Lindsay would characterize this as Carl being brainwashed by the "woke right", and to a degree the claim has teeth: Carl has been moving rightward through his exposure to NRX ideas by way of his friend Parvini and his circle of reactionary analysts.
But what is really the more spirited and righteous approach: to stand on the ground of dogma and refuse any change to Liberalism in a time of strife and infiltration by enemies on all sides, or to accept that it got some things wrong and must turn into something different if its ideals are to survive?

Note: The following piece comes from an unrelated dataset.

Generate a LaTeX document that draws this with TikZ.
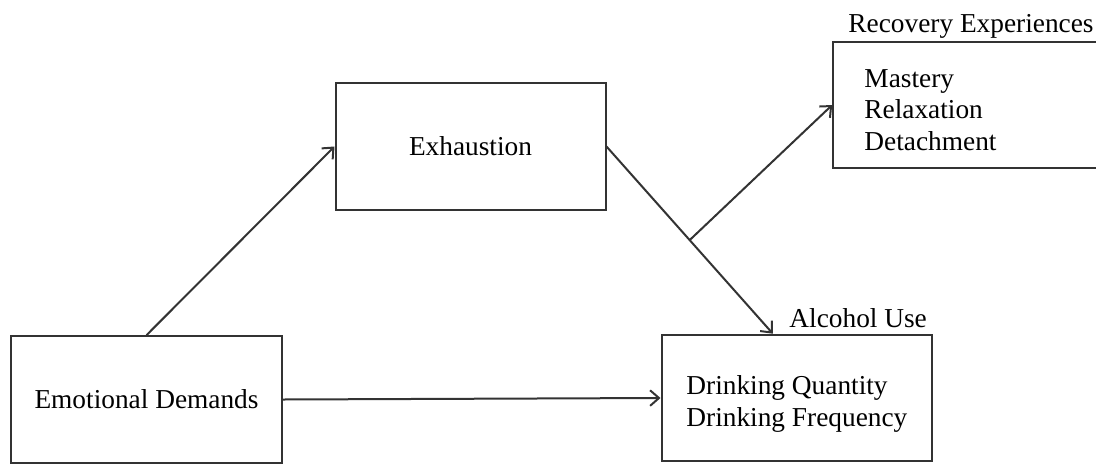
\documentclass[tikz,border=0pt]{standalone}
\usepackage{fontspec}
\setmainfont{Liberation Serif}
\usetikzlibrary{arrows.meta, calc}
\tikzset{box/.style = {draw=black!80, line width=0.9pt, minimum width=121.5pt, minimum height=57pt, inner sep=0pt}}
\tikzset{lbl/.style = {font=\fontsize{12.3}{14.2}\selectfont, inner sep=0pt}}
\tikzset{>={Straight Barb[length=4pt, width=7pt]}}

\begin{document}
\begin{tikzpicture}[x=0.45pt, y=-0.45pt]
\useasboundingbox (0,0) rectangle (1096,464);
\clip (0,0) rectangle (1096,464);
\node [box, lbl] (emo) at (146.5,399.5) {Emotional Demands};
\node [box, lbl] (exh) at (470.5,146.5) {Exhaustion};
\node [box] (drink) at (796.5,398) {};
\node [box, minimum width=120pt] (rec) at (966.5,105) {};
\node [lbl, align=left, anchor=west] (drinklist) at (686,404) {Drinking Quantity\\Drinking Frequency};
\node [lbl, align=left, anchor=west] (reclist) at (864,110) {Mastery\\Relaxation\\Detachment};
\node [lbl, anchor=west] (alc) at (789,318) {Alcohol Use};
\node [lbl, anchor=west] (recl) at (848,26) {Recovery Experiences};
\coordinate (hit) at ($(drink.north west)!0.413!(drink.north east)$);
\coordinate (mod) at ($(exh.east)!0.5!(hit)$);
\draw [->, line width=0.9pt, black!80] (emo.north) -- (exh.west);
\draw [->, line width=0.9pt, black!80] (emo.east) -- (drink.west);
\draw [->, line width=0.9pt, black!80] (exh.east) -- (hit);
\draw [->, line width=0.9pt, black!80] (mod) -- (rec.west);
\end{tikzpicture}
\end{document}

Time will tell, but I think Lindsey is fighting a losing battle because Carl and his friends understand politics as it is, whilst he is only able to understand ideology.
It’s all le based ‘Christ is King’ memes, how many of these angry young men actually believe in Christianity? Most are no less atheist than Richard Dawkins fans in 2010, or the average /pol/ack. It’s not a genuine religious revival.
I think many of them really do. Sometimes it doesn’t look like it because they grew up in an incredibly worldly secular environment without any doctrinaire religion or teaching in the scriptures, and they are desperately trying to claw back their faith. So it sometimes looks a bit cargo-culty and hypocritical, their twitter posts alternating schizophrenically between synthwave deus vult crusader memes and anime porn.
Even if the environment itself weren’t secular, I think it would still happen for the same reason that Pride parades happen. These people want to be seen, they have a need to reclaim the idea that it’s okay to be a loud and proud Christian and to reject the implication that there’s something shameful about having an actual belief in Christ and Christianity. I don’t even think it’s about them not understanding it, it’s about being in the faces of secular culture and saying that we are Christians and we’re not ashamed of it, and we’re not going anywhere.
The reverse memes are everywhere. Christianity is seen as backwards, bigoted, and something that only uneducated rubes take seriously. You’d rarely, if ever, see the religion itself portrayed positively in media that isn’t explicitly Christian. The best you can hope for is that the media ignores religion, but often there’s a hostility to it. The Cathedral hates believing Christians, most likely because they represent a stronghold they don’t have control over. The school system (unless it’s explicitly a Christian school) teaches secular atheism at every opportunity. TV and movies do the same, with a healthy dollop of “look at how stupid Christianity is, they’re hateful bigots, they’re Christian Nationalists, they’re kind of fascist and want to force everyone to live like them.” This doesn’t happen as much to other religions. Muslims are expected to secularize a bit, but nobody will shame a Muslim for being a Muslim. Jews get a complete pass — wearing a yarmulke doesn’t really bother the Cathedral so much. Buddhists get no pushback, in fact if a white person becomes Buddhist, it’s considered a good thing, and anyway meditation is popular as stress relief.
I find myself wanting to be more loud and proud in such an environment. Maybe not on Twitter, but I find myself wanting to buy and wear Christian clothing just to sort of show that I am one and we exist whether or not the rest of you like it. I’ve return to high church Christianity, and I think I’m getting tired of everything not explicitly made by and for Christians being outright hostile towards Christianity. Is such a thing a version of a Deus Vult edit? I don’t know, but I think it’s where a lot of people are right now.
It's the 10% rule I first learned about in the furry fandom.
10% of people who consistently pick fiction by the advertised presence of anthropomorphic animals talk openly online about it. Only 10% of those would wear a fursuit at a con, let alone in public. And guess which ones the media likes focusing on? That 1%, which is still in the tens of thousands.
I sympathize with your frustration at still being judged for the Lyra plushie 12 years later. On the other hand, it was absolutely hilarious.